Promotores: H.W. Lenstra, K. Belabas (University of Bordeaux)
|Auteur||Iuliana Ciocanea Teodorescu|
|Links||Thesis in Leiden Repository|
An algorithm is a sequence of steps that takes as input a finite sequence of nonnegative integers and produces an output in the form of another finite sequence of nonnegative integers. Virtually any mathematical object of interest can be represented in this way.
One of the simplest algorithmic questions one can ask oneself is, if given a positive integer, whether one can find its factorisation into primes. Despite the fundamental nature of this problem, and its easy formulation, integer factorisation is notoriously difficult, which has made it the heart of many algorithms used in cryptography.

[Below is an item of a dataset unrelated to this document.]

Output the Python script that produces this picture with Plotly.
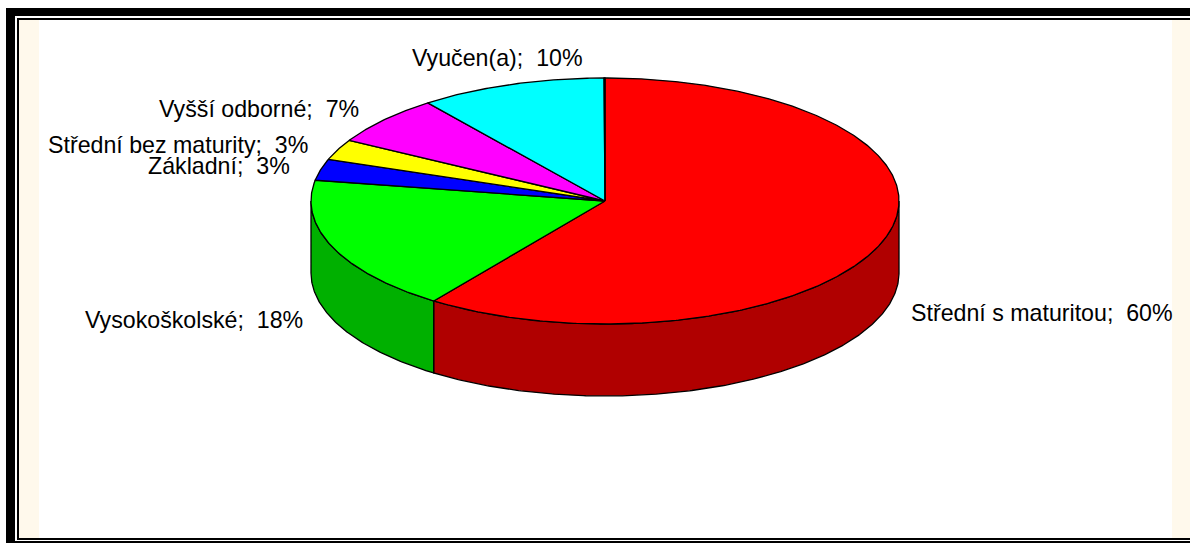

Some problems are intrinsically more difficult than others. The complexity of a problem is a notion that can be formally quantified, and algorithmic problems can be classified according to how difficult they are. Loosely speaking, an algorithmic problem is considered to be “easy” if it has a deterministic polynomial-time solution. An algorithm is deterministic if no random bit is generated during its running, and polynomial-time if the number of steps it requires to produce an output is bounded above by a polynomial expression in the size of the input.
In this thesis, we investigate algorithmic problems that arise in algebra, more specifically in the theory of finite rings and finite modules. For most of the problems we consider, we also produce deterministic polynomial-time solutions. These algorithms are mainly of theoretical interest, but can also be incorporated into the toolboxes of computer algebra systems.